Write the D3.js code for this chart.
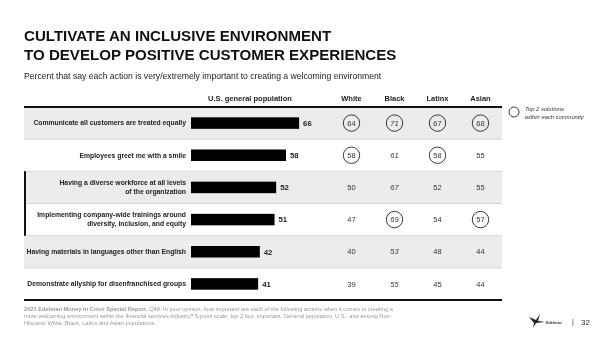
<!DOCTYPE html>
<html>
<head>
<meta charset="utf-8">
<script src="https://cdn.jsdelivr.net/npm/d3@7"></script>
<style>
  body { margin: 0; background: #fff; }
  svg { font-family: "Liberation Sans", Arial, sans-serif; display: block; -webkit-font-smoothing: antialiased; will-change: transform; }
</style>
</head>
<body>
<div id="chart"></div>
<script>
// data
const categories = [
  "Communicate all customers are treated equally",
  "Employees greet me with a smile",
  "Having a diverse workforce at all levels|of the organization",
  "Implementing company-wide trainings around|diversity, inclusion, and equity",
  "Having materials in languages other than English",
  "Demonstrate allyship for disenfranchised groups"
];
const generalPop = [66, 58, 52, 51, 42, 41];
const groups = ["White", "Black", "Latinx", "Asian"];
const white = [64, 58, 50, 47, 40, 39];
const black = [71, 61, 67, 69, 53, 55];
const latinx = [67, 58, 52, 54, 48, 45];
const asian = [68, 55, 55, 57, 44, 44];
const groupValues = [white, black, latinx, asian];

const width = 600, height = 337;
const tableLeft = 24, tableRight = 502;

const svg = d3.select("#chart").append("svg")
  .attr("width", width)
  .attr("height", height);

// titles
svg.append("text")
  .attr("x", 24).attr("y", 41)
  .attr("font-size", 15.1).attr("font-weight", "bold").attr("fill", "#111")
  .text("CULTIVATE AN INCLUSIVE ENVIRONMENT");
svg.append("text")
  .attr("x", 24).attr("y", 60)
  .attr("font-size", 15.1).attr("font-weight", "bold").attr("fill", "#111")
  .text("TO DEVELOP POSITIVE CUSTOMER EXPERIENCES");
svg.append("text")
  .attr("x", 24).attr("y", 79)
  .attr("font-size", 8.65).attr("fill", "#222")
  .text("Percent that say each action is very/extremely important to creating a welcoming environment");

// scales
const y = d3.scaleBand()
  .domain(d3.range(categories.length))
  .range([107, 300]);

const x = d3.scaleLinear()
  .domain([0, 100])
  .range([191, 354.8]);

const colX = d3.scaleBand()
  .domain(groups)
  .range([330, 502]);

// row backgrounds
svg.selectAll("rect.band")
  .data(categories)
  .enter()
  .append("rect")
  .attr("class", "band")
  .attr("x", tableLeft)
  .attr("y", (d, i) => y(i))
  .attr("width", tableRight - tableLeft)
  .attr("height", y.bandwidth())
  .attr("fill", (d, i) => i % 2 == 0 ? "#ececec" : "#fff");

// row separators
svg.selectAll("line.sep")
  .data(categories.slice(1))
  .enter()
  .append("line")
  .attr("x1", tableLeft).attr("x2", tableRight)
  .attr("y1", (d, i) => y(i + 1)).attr("y2", (d, i) => y(i + 1))
  .attr("stroke", "#d6d6d6")
  .attr("stroke-width", 1);

// left marker for rows 3-4
svg.append("line")
  .attr("x1", 25).attr("x2", 25)
  .attr("y1", y(2)).attr("y2", y(3) + y.bandwidth())
  .attr("stroke", "#111").attr("stroke-width", 2);

// top & bottom rules
svg.append("line")
  .attr("x1", tableLeft).attr("x2", tableRight)
  .attr("y1", 107).attr("y2", 107)
  .attr("stroke", "#111").attr("stroke-width", 2);
svg.append("line")
  .attr("x1", tableLeft).attr("x2", tableRight)
  .attr("y1", 300).attr("y2", 300)
  .attr("stroke", "#111").attr("stroke-width", 2);

// headers
svg.append("text")
  .attr("x", 250).attr("y", 101)
  .attr("text-anchor", "middle")
  .attr("font-size", 7.5).attr("font-weight", "bold").attr("fill", "#222")
  .text("U.S. general population");
svg.selectAll("text.colhead")
  .data(groups)
  .enter()
  .append("text")
  .attr("class", "colhead")
  .attr("x", d => colX(d) + colX.bandwidth() / 2)
  .attr("y", 101)
  .attr("text-anchor", "middle")
  .attr("font-size", 7.5).attr("font-weight", "bold").attr("fill", "#222")
  .text(d => d);

// category labels
const labels = svg.selectAll("text.cat")
  .data(categories)
  .enter()
  .append("text")
  .attr("class", "cat")
  .attr("text-anchor", "end")
  .attr("font-size", 6.8).attr("font-weight", "bold").attr("fill", "#222");
labels.each(function(d, i) {
  const lines = d.split("|");
  const cy = y(i) + y.bandwidth() / 2;
  const start = cy - (lines.length - 1) * 4.5 + 2.4;
  lines.forEach((ln, j) => {
    d3.select(this).append("tspan")
      .attr("x", 186)
      .attr("y", start + j * 9)
      .text(ln);
  });
});

// bars
const barH = 11.5;
svg.selectAll("rect.bar")
  .data(generalPop)
  .enter()
  .append("rect")
  .attr("class", "bar")
  .attr("x", x(0))
  .attr("y", (d, i) => y(i) + y.bandwidth() / 2 - barH / 2)
  .attr("width", d => x(d) - x(0))
  .attr("height", barH)
  .attr("fill", "#000");

svg.selectAll("text.barval")
  .data(generalPop)
  .enter()
  .append("text")
  .attr("class", "barval")
  .attr("x", d => x(d) + 4)
  .attr("y", (d, i) => y(i) + y.bandwidth() / 2 + 2.8)
  .attr("font-size", 7.8).attr("font-weight", "bold").attr("fill", "#222")
  .text(d => d);

// community columns, circling the top 2 in each
groups.forEach((g, gi) => {
  const vals = groupValues[gi];
  const top2 = vals.slice().sort((a, b) => b - a).slice(0, 2);
  const cx = colX(g) + colX.bandwidth() / 2;
  const col = svg.append("g");
  col.selectAll("circle")
    .data(vals.map((v, i) => ({ v, i })).filter(d => d.v >= top2[1]))
    .enter()
    .append("circle")
    .attr("cx", cx)
    .attr("cy", d => y(d.i) + y.bandwidth() / 2)
    .attr("r", 8.2)
    .attr("fill", "none")
    .attr("stroke", "#222")
    .attr("stroke-width", 0.9);
  col.selectAll("text")
    .data(vals)
    .enter()
    .append("text")
    .attr("x", cx)
    .attr("y", (d, i) => y(i) + y.bandwidth() / 2 + 2.6)
    .attr("text-anchor", "middle")
    .attr("font-size", 7.5)
    .attr("font-style", g == "Black" ? "italic" : "normal")
    .attr("fill", "#333")
    .text(d => d);
});

// legend
svg.append("circle")
  .attr("cx", 514).attr("cy", 112).attr("r", 5)
  .attr("fill", "none").attr("stroke", "#222").attr("stroke-width", 0.9);
svg.append("text")
  .attr("x", 525).attr("y", 111)
  .attr("font-size", 5.8).attr("font-style", "italic").attr("fill", "#333")
  .text("Top 2 solutions");
svg.append("text")
  .attr("x", 525).attr("y", 118.5)
  .attr("font-size", 5.8).attr("font-style", "italic").attr("fill", "#333")
  .text("within each community");

// footnote
const foot = svg.append("text")
  .attr("font-size", 5.7).attr("fill", "#999");
const footLines = [
  [["2021 Edelman Money In Color Special Report.", true], [" Q48. In your opinion, how important are each of the following actions when it comes to creating a", false]],
  [["more welcoming environment within the financial services industry? 5-point scale; top 2 box, important. General population, U.S., and among Non-", false]],
  [["Hispanic White, Black, Latinx and Asian populations.", false]]
];
footLines.forEach((ln, li) => {
  ln.forEach(([t, b], k) => {
    const ts = foot.append("tspan").text(t).attr("font-weight", b ? "bold" : "normal");
    if (k == 0) ts.attr("x", 24).attr("y", 310.5 + li * 7);
  });
});

// logo & page number
svg.append("path")
  .attr("d", "M529,317 L536,320 L540,314 L538,321 L545,322 L536,323 L533,328 L534,323 Z")
  .attr("fill", "#222");
svg.append("text")
  .attr("x", 546).attr("y", 323.5)
  .attr("font-size", 3.8).attr("font-weight", "bold").attr("fill", "#333")
  .text("Edelman");
svg.append("text")
  .attr("x", 572).attr("y", 324)
  .attr("font-size", 7).attr("fill", "#333")
  .text("|");
svg.append("text")
  .attr("x", 581).attr("y", 324.5)
  .attr("font-size", 8).attr("fill", "#333")
  .text("32");
</script>
</body>
</html>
+ + +
Instructions for the task:
From the data above, work out how many lines hold "this". Answer with the number alone.

The output:
2